* BEGIN Data *

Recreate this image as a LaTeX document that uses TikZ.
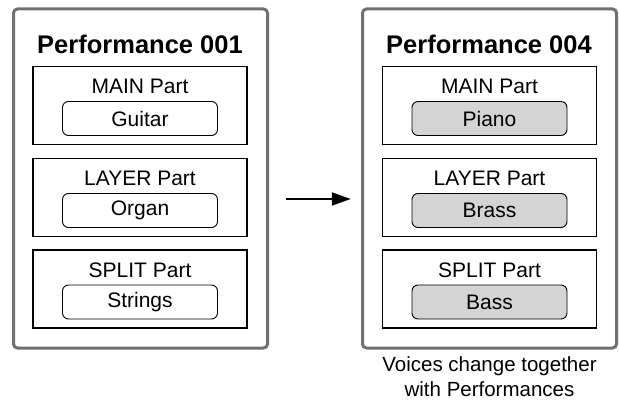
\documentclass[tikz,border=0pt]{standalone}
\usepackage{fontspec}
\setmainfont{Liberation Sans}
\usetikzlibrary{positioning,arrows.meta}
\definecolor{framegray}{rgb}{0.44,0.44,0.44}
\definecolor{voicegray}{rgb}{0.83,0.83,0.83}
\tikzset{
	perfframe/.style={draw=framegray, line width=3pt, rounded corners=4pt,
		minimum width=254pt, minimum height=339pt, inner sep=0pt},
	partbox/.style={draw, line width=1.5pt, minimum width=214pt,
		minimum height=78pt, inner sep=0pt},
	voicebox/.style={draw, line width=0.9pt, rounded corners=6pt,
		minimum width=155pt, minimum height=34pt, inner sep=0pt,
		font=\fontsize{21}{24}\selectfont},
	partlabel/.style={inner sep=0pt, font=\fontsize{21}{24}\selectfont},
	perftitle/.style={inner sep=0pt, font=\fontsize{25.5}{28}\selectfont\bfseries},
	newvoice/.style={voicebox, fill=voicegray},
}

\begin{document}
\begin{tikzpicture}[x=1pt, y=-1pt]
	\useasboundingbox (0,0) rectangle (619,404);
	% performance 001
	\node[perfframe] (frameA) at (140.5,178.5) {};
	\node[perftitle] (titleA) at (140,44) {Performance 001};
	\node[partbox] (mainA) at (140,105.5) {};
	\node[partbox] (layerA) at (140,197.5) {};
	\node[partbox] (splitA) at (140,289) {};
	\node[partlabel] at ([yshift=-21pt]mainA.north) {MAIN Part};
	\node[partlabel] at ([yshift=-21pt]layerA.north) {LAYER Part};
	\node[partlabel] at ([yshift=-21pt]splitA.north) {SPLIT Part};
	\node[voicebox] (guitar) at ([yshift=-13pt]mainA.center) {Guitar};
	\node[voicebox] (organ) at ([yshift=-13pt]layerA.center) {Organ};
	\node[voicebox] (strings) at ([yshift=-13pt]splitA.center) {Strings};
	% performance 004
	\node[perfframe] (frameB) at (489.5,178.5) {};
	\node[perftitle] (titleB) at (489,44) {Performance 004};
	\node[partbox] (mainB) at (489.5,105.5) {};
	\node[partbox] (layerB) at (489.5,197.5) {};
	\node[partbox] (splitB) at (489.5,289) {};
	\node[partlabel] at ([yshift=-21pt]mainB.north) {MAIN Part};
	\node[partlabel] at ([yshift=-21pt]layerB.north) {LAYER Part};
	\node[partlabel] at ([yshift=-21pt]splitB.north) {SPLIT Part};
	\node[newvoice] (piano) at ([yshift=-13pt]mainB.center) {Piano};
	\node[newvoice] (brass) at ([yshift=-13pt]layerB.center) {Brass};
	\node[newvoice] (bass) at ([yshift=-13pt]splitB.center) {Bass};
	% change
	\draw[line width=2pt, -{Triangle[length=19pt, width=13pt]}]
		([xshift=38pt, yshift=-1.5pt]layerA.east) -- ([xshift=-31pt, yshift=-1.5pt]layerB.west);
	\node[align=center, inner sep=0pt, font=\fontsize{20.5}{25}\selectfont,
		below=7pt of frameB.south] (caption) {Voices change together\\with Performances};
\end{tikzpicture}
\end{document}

* END Data *
* BEGIN Data *

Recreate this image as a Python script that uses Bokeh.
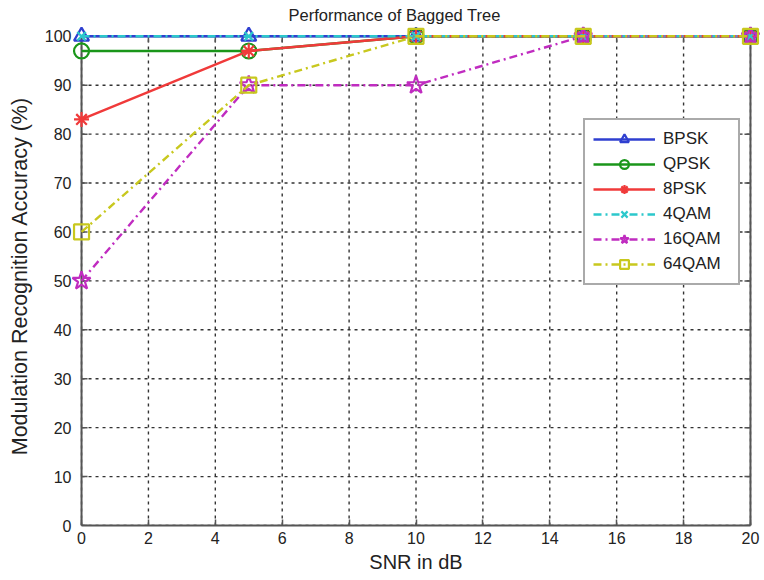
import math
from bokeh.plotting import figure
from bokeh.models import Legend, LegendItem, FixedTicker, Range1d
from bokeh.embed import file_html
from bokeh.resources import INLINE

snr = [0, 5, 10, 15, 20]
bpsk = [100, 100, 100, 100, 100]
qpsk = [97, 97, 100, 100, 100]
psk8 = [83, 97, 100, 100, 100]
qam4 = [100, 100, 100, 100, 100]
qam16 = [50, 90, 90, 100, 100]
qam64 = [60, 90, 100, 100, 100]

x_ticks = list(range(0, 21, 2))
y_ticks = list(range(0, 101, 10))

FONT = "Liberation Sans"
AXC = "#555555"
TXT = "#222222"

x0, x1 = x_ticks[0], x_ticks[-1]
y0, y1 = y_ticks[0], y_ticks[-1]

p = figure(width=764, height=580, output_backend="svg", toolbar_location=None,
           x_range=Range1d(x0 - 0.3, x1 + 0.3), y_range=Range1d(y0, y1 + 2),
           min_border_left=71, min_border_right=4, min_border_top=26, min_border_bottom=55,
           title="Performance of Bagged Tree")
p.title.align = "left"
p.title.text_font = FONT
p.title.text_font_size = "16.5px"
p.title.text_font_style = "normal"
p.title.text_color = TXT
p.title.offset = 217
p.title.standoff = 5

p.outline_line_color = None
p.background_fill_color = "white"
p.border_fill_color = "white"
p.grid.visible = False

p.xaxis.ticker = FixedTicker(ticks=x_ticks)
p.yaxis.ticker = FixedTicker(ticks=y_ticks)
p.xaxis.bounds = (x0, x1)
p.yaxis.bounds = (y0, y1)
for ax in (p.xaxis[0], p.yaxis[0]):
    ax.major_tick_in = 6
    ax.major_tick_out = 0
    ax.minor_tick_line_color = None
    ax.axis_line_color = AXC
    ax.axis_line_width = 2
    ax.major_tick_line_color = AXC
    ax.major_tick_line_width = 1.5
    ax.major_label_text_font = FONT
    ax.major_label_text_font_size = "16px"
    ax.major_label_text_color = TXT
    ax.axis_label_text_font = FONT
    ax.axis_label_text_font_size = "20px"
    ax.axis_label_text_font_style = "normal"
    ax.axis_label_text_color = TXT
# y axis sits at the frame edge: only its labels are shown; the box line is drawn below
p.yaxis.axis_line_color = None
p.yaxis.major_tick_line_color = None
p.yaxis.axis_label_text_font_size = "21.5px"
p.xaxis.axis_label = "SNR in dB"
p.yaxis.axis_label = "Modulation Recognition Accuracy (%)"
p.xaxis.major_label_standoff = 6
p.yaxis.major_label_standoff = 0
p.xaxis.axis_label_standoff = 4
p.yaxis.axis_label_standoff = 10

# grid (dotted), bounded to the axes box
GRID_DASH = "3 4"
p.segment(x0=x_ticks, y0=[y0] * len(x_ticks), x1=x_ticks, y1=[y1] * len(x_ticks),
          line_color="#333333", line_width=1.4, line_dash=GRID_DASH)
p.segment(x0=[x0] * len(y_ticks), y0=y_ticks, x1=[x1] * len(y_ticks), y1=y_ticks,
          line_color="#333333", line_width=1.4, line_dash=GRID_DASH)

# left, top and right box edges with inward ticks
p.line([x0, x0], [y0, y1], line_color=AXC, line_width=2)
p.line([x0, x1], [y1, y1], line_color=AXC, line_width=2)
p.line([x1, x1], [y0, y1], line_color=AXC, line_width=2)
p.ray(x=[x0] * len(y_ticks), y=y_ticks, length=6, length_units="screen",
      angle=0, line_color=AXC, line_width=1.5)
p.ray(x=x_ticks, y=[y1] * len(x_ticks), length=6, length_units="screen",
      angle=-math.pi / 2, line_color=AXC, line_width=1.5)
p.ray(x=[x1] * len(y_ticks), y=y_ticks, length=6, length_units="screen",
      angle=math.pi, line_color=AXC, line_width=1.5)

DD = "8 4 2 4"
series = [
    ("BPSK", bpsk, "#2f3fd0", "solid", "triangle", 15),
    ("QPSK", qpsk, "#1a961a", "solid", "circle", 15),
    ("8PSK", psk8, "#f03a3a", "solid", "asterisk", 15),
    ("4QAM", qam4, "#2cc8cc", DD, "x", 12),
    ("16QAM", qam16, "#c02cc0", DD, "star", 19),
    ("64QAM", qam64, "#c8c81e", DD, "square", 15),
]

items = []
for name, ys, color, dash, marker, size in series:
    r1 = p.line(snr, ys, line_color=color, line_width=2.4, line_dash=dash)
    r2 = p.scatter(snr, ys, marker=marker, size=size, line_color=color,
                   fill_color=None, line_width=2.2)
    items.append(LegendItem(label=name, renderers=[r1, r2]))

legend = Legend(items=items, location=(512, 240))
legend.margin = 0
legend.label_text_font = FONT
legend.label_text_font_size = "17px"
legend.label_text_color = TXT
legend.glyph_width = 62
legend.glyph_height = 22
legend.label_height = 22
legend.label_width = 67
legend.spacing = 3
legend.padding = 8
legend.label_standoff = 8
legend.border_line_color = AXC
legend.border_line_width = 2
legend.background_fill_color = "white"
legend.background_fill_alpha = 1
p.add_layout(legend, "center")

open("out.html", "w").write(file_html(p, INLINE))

* END Data *

Both the line containing "Recreate this image as a Python" and the line containing "y0, y1 = y_ticks[0], y_ticks[-1]" belong in the copy, along with every line between them. Reproduce that stretch exactly, without the pictures.

- **Exercise output**:
Recreate this image as a Python script that uses Bokeh.
import math
from bokeh.plotting import figure
from bokeh.models import Legend, LegendItem, FixedTicker, Range1d
from bokeh.embed import file_html
from bokeh.resources import INLINE

snr = [0, 5, 10, 15, 20]
bpsk = [100, 100, 100, 100, 100]
qpsk = [97, 97, 100, 100, 100]
psk8 = [83, 97, 100, 100, 100]
qam4 = [100, 100, 100, 100, 100]
qam16 = [50, 90, 90, 100, 100]
qam64 = [60, 90, 100, 100, 100]

x_ticks = list(range(0, 21, 2))
y_ticks = list(range(0, 101, 10))

FONT = "Liberation Sans"
AXC = "#555555"
TXT = "#222222"

x0, x1 = x_ticks[0], x_ticks[-1]
y0, y1 = y_ticks[0], y_ticks[-1]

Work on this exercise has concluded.